He recorrido calles, soñando. He esperado pacientemente en la vigilia la llegada del sueño, viendo hacia el techo, las formas de los árboles por la noche en las ventanas, soñando. He contemplado orillas de ríos que huelen a carne asada, a día de campo, en los bracitos del Grijalva, sintiendo frío... soñando. Me he preguntado a qué huele la felicidad, qué imágenes habrán de pasar por los ojos el último día vivido. He sido caminante insomne, soñando. Las cuatro de la tarde, quizás las cinco... hasta, incluso, las seis: el horario preferido. La luz muriéndose allá, quién sabe dónde, desde dónde, quién sabe hasta cuándo (dicen las malas lenguas que la duración del tiempo es subjetiva, que entre más pese el costal de pensamientos en él, más se estira la hamaca del tiempo). Un camino tranquilo, florido... el asfalto mojado y las nubes de la Ciudad... una carretera rumbo a Ocosingo hastiada de vegetación... las casitas coloniales de colores y los callejones, en este caso, la vivencia más reciente. He caminado feliz, contemplándome, contemplando los deseos del corazón, divagando... abriéndole la puerta a este gato peludo y de largas uñas que es el pensar en los sueños. Materia que sobra de exprimir la propia vida, lo que se le escurre a uno por las manos y produce el anhelo de vivir. Bolsas, sacos, llenos de vida (qué otra cosa sino el pensar en lo que anhelamos con alegría nos hace vivir).

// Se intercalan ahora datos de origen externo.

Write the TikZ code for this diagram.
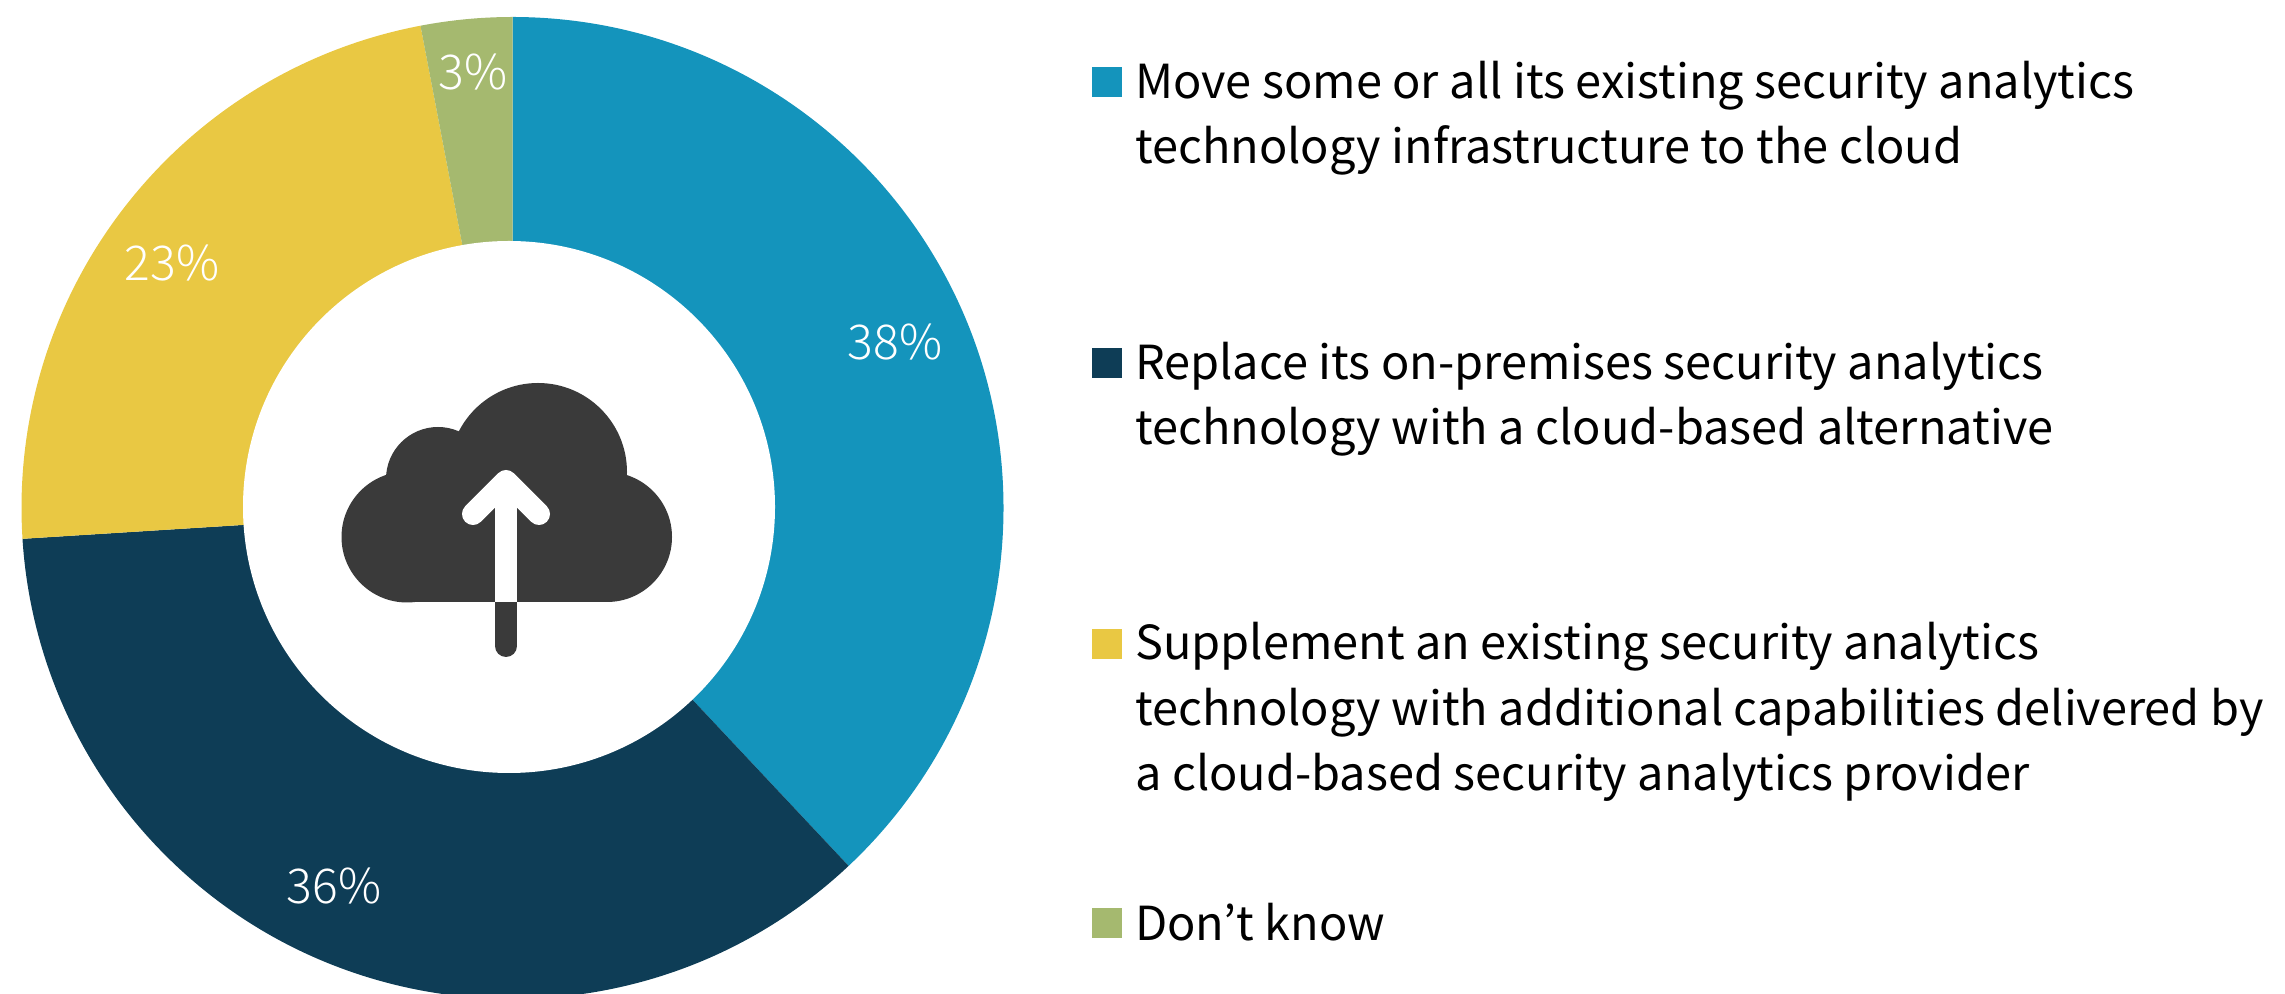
\documentclass[tikz,border=0pt]{standalone}
\usepackage{fontspec}
\setmainfont{Noto Sans CJK JP}
\newfontfamily\lightf{Noto Sans CJK JP Light}
\definecolor{cblue}{HTML}{1494BC}
\definecolor{cnavy}{HTML}{0E3D56}
\definecolor{cyellow}{HTML}{E9C843}
\definecolor{cgreen}{HTML}{A5B96F}
\definecolor{cdark}{HTML}{3A3A3A}
\tikzset{
  legtext/.style={anchor=base west,inner sep=0pt,align=left,text=black,font=\fontsize{46.9}{65.5}\selectfont},
  pct/.style={anchor=base,inner sep=0pt,text=white,font=\lightf\fontsize{48}{58}\selectfont},
  swatch/.style={draw=none,minimum width=30pt,minimum height=30pt,inner sep=0pt,anchor=north west},
  lobe/.style={fill=cdark,draw=none}
}
\begin{document}
\begin{tikzpicture}[x=1pt,y=1pt]
\useasboundingbox (0,0) rectangle (2285,993);
\clip (0,0) rectangle (2285,993);
\coordinate (c) at (512.5,485);
% donut segments
\fill[cblue] (c) -- ++(90:491) arc[start angle=90,end angle=-46.8,radius=491] -- cycle;
\fill[cnavy] (c) -- ++(-46.8:491) arc[start angle=-46.8,end angle=-176.4,radius=491] -- cycle;
\fill[cyellow] (c) -- ++(183.6:491) arc[start angle=183.6,end angle=100.8,radius=491] -- cycle;
\fill[cgreen] (c) -- ++(100.8:491) arc[start angle=100.8,end angle=90,radius=491] -- cycle;
\fill[white] (509,486) circle[radius=266];
% cloud icon
\fill[lobe] (407,456) circle[radius=65.5];
\fill[lobe] (607,456) circle[radius=65];
\fill[lobe] (438,514) circle[radius=52];
\fill[lobe] (538,521) circle[radius=89];
\fill[lobe] (407,391) rectangle (607,521);
\draw[cdark,line width=22pt,line cap=round] (506,430) -- (506,347);
\draw[white,line width=22pt] (506,512) -- (506,391);
\draw[white,line width=22pt,line cap=round,line join=round] (473,479) -- (506,512) -- (539,479);
% percent labels
\node[pct] (l38) at (895,633) {38\%};
\node[pct] (l36) at (334,89) {36\%};
\node[pct] (l23) at (172,712) {23\%};
\node[pct] (l3) at (473,903) {3\%};
% legend
\node[swatch,fill=cblue] (s1) at (1092,926) {};
\node[swatch,fill=cnavy] (s2) at (1092,645) {};
\node[swatch,fill=cyellow] (s3) at (1092,364) {};
\node[swatch,fill=cgreen] (s4) at (1092,85) {};
\node[legtext] (t1) at (1135,829) {Move some or all its existing security analytics\\technology infrastructure to the cloud};
\node[legtext] (t2) at (1135,548) {Replace its on-premises security analytics\\technology with a cloud-based alternative};
\node[legtext] (t3) at (1135,202) {Supplement an existing security analytics\\technology with additional capabilities delivered by\\a cloud-based security analytics provider};
\node[legtext] (t4) at (1135,53) {Don’t know};
\end{tikzpicture}
\end{document}
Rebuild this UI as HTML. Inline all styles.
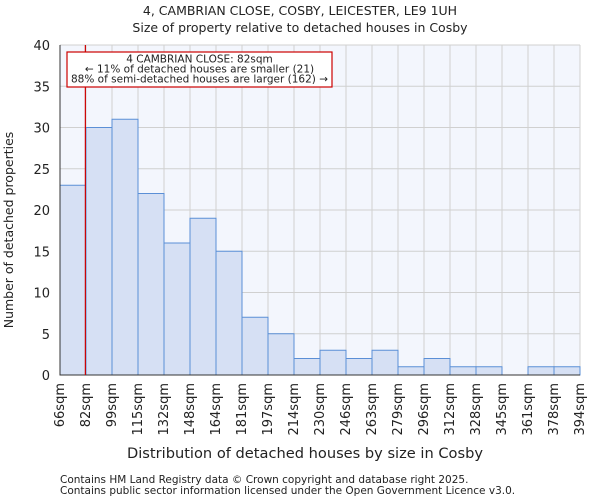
<!DOCTYPE html>
<html><head><meta charset="utf-8"><style>
body{margin:0;background:#fff;font-family:"DejaVu Sans","Liberation Sans",sans-serif;}
svg text{font-family:"DejaVu Sans","Liberation Sans",sans-serif;fill:#222;}
</style></head><body>
<svg id="chart" width="600" height="500" xmlns="http://www.w3.org/2000/svg">
<text x="300" y="15" text-anchor="middle" font-size="12.5">4, CAMBRIAN CLOSE, COSBY, LEICESTER, LE9 1UH</text>
<text x="300" y="32" text-anchor="middle" font-size="12.5">Size of property relative to detached houses in Cosby</text>
<rect x="60" y="45" width="520" height="330" fill="#f3f6fd"/>
<g id="grid"></g><g id="bars"></g><g id="axes"></g>
<text x="305" y="458" text-anchor="middle" font-size="14" textLength="356" lengthAdjust="spacingAndGlyphs">Distribution of detached houses by size in Cosby</text>
<text transform="translate(13,230) rotate(-90)" text-anchor="middle" font-size="12.5">Number of detached properties</text>
<text x="60" y="483" font-size="10.5">Contains HM Land Registry data © Crown copyright and database right 2025.</text>
<text x="60" y="494" font-size="10.5">Contains public sector information licensed under the Open Government Licence v3.0.</text>
</svg>
<script>
const tickLabels=["66sqm","82sqm","99sqm","115sqm","132sqm","148sqm","164sqm","181sqm","197sqm","214sqm","230sqm","246sqm","263sqm","279sqm","296sqm","312sqm","328sqm","345sqm","361sqm","378sqm","394sqm"];
const binEdges=[66,82.4,98.8,115.2,131.6,148,164.4,180.8,197.2,213.6,230,246.4,262.8,279.2,295.6,312,328.4,344.8,361.2,377.6,394];
const counts=[23,30,31,22,16,19,15,7,5,2,3,2,3,1,2,1,1,0,1,1];
const yTicks=[0,5,10,15,20,25,30,35,40];
const propertySize=82;
const NS="http://www.w3.org/2000/svg";
const x0=60,x1=580,y0=375,y1=45;
const xs=v=>x0+(v-66)/(394-66)*(x1-x0);
const ys=v=>y0-v/40*(y0-y1);
function mk(t,a,p){const e=document.createElementNS(NS,t);for(const k in a)e.setAttribute(k,a[k]);p.appendChild(e);return e;}
const grid=document.getElementById('grid'),bars=document.getElementById('bars'),axes=document.getElementById('axes');
yTicks.forEach(v=>{
 const l=mk('line',{x1:x0,x2:x1,y1:ys(v),y2:ys(v),stroke:'#d0d0d0'},grid);
 
 
 const t=mk('text',{x:x0-10,y:ys(v)+5,'text-anchor':'end','font-size':'13'},axes);t.textContent=v;
 
 
});
binEdges.forEach((v,i)=>{
 const l=mk('line',{x1:xs(v),x2:xs(v),y1:y0,y2:y1,stroke:'#d0d0d0'},grid);
 
 
 const X=xs(v)+4;
 const t=mk('text',{x:X,y:y0+8,'text-anchor':'end','font-size':'13',transform:`rotate(-90 ${X} ${y0+8})`},axes);t.textContent=tickLabels[i];
 
 
});
counts.forEach((c,i)=>{
 if(c<=0)return;
 const r=mk('rect',{x:xs(binEdges[i]),y:ys(c),width:xs(binEdges[i+1])-xs(binEdges[i]),height:y0-ys(c),fill:'#d6e0f4',stroke:'#5b8fd6','stroke-width':1},bars);
 
 
});
const ax=mk('path',{d:`M${x0} ${y1}V${y0}H${x1}`,fill:'none',stroke:'#333'},axes);


const px=xs(propertySize);
const ml=mk('line',{x1:px,x2:px,y1:y0,y2:y1,stroke:'#c00','stroke-width':1.2},axes);


const g=mk('g',{},axes);


mk('rect',{x:67,y:52,width:265,height:35,fill:'#fff',stroke:'#c00','stroke-width':1.2},g);
["4 CAMBRIAN CLOSE: 82sqm","← 11% of detached houses are smaller (21)","88% of semi-detached houses are larger (162) →"].forEach((s,i)=>{
 const t=mk('text',{x:199.5,y:62.5+i*10,'text-anchor':'middle','font-size':'10.5'},g);t.textContent=s;
});
</script>
</body></html>
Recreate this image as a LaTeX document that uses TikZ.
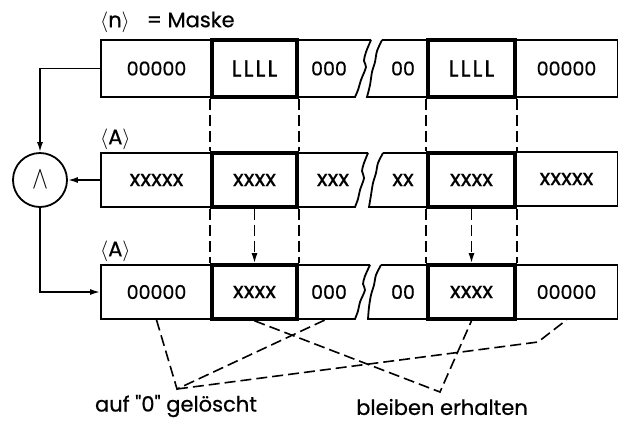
\documentclass[tikz,border=0pt]{standalone}
\usepackage{fontspec}
\usepackage{graphicx}
\newfontfamily\pop{Poppins}[FakeBold=0.6]
\usetikzlibrary{arrows.meta}
\newcommand\LLLL{{\fontsize{23}{23}\selectfont L\kern2pt L\kern2pt L\kern2pt L}}
\begin{document}
\begin{tikzpicture}[x=1pt,y=-1pt,
  txt/.style={font=\pop\fontsize{19}{19}\selectfont},
  xtxt/.style={font=\pop\fontsize{22.5}{22.5}\selectfont},
  btxt/.style={font=\pop\fontsize{21}{21}\selectfont},
  cell/.style={draw, line width=1.8pt, inner sep=0pt, txt},
  hcell/.style={draw, line width=3.6pt, inner sep=0pt, txt},
  piece/.style={draw, line width=1.8pt},
  dline/.style={line width=1.6pt, dash pattern=on 11pt off 5pt},
  conn/.style={line width=1.7pt, -{Latex[length=10pt,width=6pt]}},
  lbl/.style={anchor=west, inner sep=0pt, font=\pop\fontsize{21}{21}\selectfont}]
\useasboundingbox (0,0) rectangle (620,421);

% title labels
\node[lbl] (tn) at (100,22) {$\langle$n$\rangle$\hspace{17pt}= Maske};
\node[lbl] (ta1) at (100,139) {$\langle$A$\rangle$};
\node[lbl] (ta2) at (100,251) {$\langle$A$\rangle$};

% row 1
\node[cell, minimum width=111pt, minimum height=57pt] (r1a) at (156.5,68.5) {00000};
\draw[piece] (297,40) -- (371,40) plot[smooth] coordinates {(371,40) (366,52) (364,61) (366,67) (361,80) (358,90) (355,97)} -- (297,97);
\draw[piece] (428,40) -- (382,40) plot[smooth] coordinates {(382,40) (377,51) (375,62) (372,72) (370,85) (367,97)} -- (428,97);
\node[txt] (r1c) at (329,68.5) {000};
\node[txt] (r1d) at (403,68.5) {00};
\node[cell, minimum width=102pt, minimum height=57pt] (r1f) at (566.5,68.5) {00000};
\node[hcell, minimum width=85pt, minimum height=57pt] (r1b) at (254.5,68.5) {\LLLL};
\node[hcell, minimum width=87pt, minimum height=57pt] (r1e) at (471.5,68.5) {\LLLL};

% row 2
\node[cell, xtxt, minimum width=111pt, minimum height=54pt] (r2a) at (156.5,180) {xxxxx};
\draw[piece] (297,153) -- (368,153) plot[smooth] coordinates {(368,153) (364,163) (362,171) (364,178) (360,190) (358,199) (355,207)} -- (297,207);
\draw[piece] (428,153) -- (383,153) plot[smooth] coordinates {(383,153) (378,163) (376,173) (373,183) (371,195) (369,207)} -- (428,207);
\node[xtxt] (r2c) at (333,180) {xxx};
\node[xtxt] (r2d) at (403,180) {xx};
\node[cell, xtxt, minimum width=102pt, minimum height=54pt] (r2f) at (566.5,179) {xxxxx};
\node[hcell, xtxt, minimum width=85pt, minimum height=54pt] (r2b) at (254.5,180) {xxxx};
\node[hcell, xtxt, minimum width=87pt, minimum height=54pt] (r2e) at (471.5,180) {xxxx};

% row 3
\node[cell, minimum width=111pt, minimum height=54pt] (r3a) at (156.5,292) {00000};
\draw[piece] (297,265) -- (370,265) plot[smooth] coordinates {(370,265) (365,276) (363,284) (365,290) (360,302) (358,311) (355,319)} -- (297,319);
\draw[piece] (428,265) -- (381,265) plot[smooth] coordinates {(381,265) (376,275) (374,285) (371,295) (369,307) (368,319)} -- (428,319);
\node[txt] (r3c) at (329,292) {000};
\node[txt] (r3d) at (403,292) {00};
\node[cell, minimum width=102pt, minimum height=54pt] (r3f) at (566.5,292) {00000};
\node[hcell, xtxt, minimum width=85pt, minimum height=54pt] (r3b) at (254.5,292) {xxxx};
\node[hcell, xtxt, minimum width=87pt, minimum height=54pt] (r3e) at (471.5,292) {xxxx};

% AND circle
\node[draw, circle, line width=1.8pt, minimum size=54pt, inner sep=0pt] (and) at (40,180) {\scalebox{2.4}[3.2]{$\wedge$}};

% connectors
\draw[conn] (r1a.west) -| (and.north);
\draw[conn] (r2a.west) -- (and.east);
\draw[conn] (and.south) |- (r3a.west);

% dashed verticals
\foreach \c in {b,e} {
  \draw[dline] (r1\c.south west) -- (r2\c.north west);
  \draw[dline] (r1\c.south east) -- (r2\c.north east);
  \draw[dline] (r2\c.south west) -- (r3\c.north west);
  \draw[dline] (r2\c.south east) -- (r3\c.north east);
  \draw[dline, -{Latex[length=10pt,width=6pt]}] (r2\c.south) -- (r3\c.north);
}

% bottom labels
\node[btxt, inner sep=0pt] (del) at (176,406) {auf "0" gelöscht};
\node[btxt, inner sep=0pt] (keep) at (442,407) {bleiben erhalten};
\coordinate (g) at (177,389);
\coordinate (h) at (440,392);
\coordinate (k) at (538,342);
\coordinate (r3cb) at (327,319);
\draw[dline] (r3a.south) -- (g) -- (r3cb);
\draw[dline] (g) -- (k) -- (r3f.south);
\draw[dline] (r3b.south) -- (h) -- (r3e.south);
\end{tikzpicture}
\end{document}
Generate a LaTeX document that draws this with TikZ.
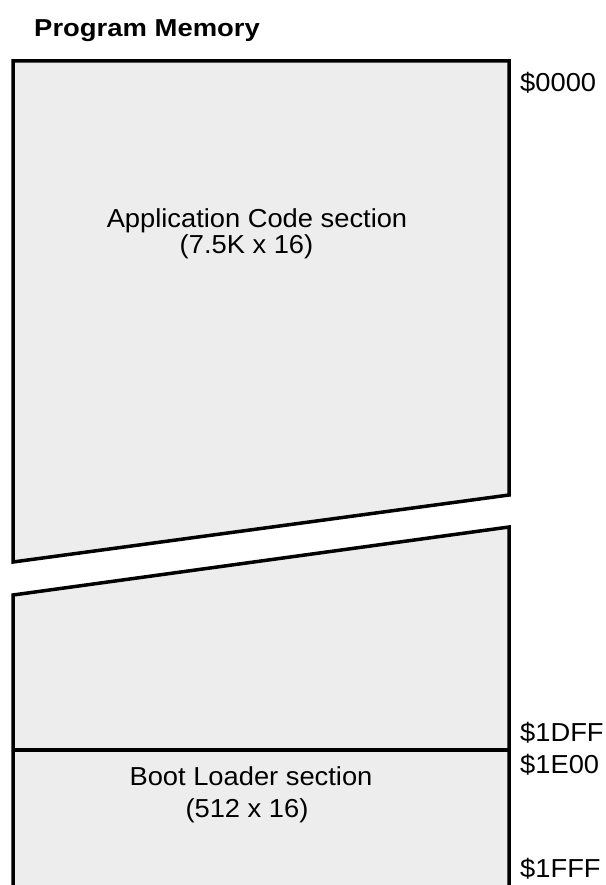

Y el método: procurarse corazonadas, seguirlas, pescarlas de las greñas y anotar con lápiz rojo una victoria (victoria de uno, de su propia vida) en el calendario: hoy fui feliz.
El caso es que uno nunca sabe qué tan correcto será su proceder cuando amanece. No sé qué tan correcto será lo que he de hacer más al rato. Pero debe seguir al corazón. Ya son casi las seis de la tarde, el sol va cerrando las pestañas poquito a poquito... y yo digo (propongo, 'Hoy puede ser un gran día', dice Serrat) que hay qué salir de casa y seguir uno su corazón.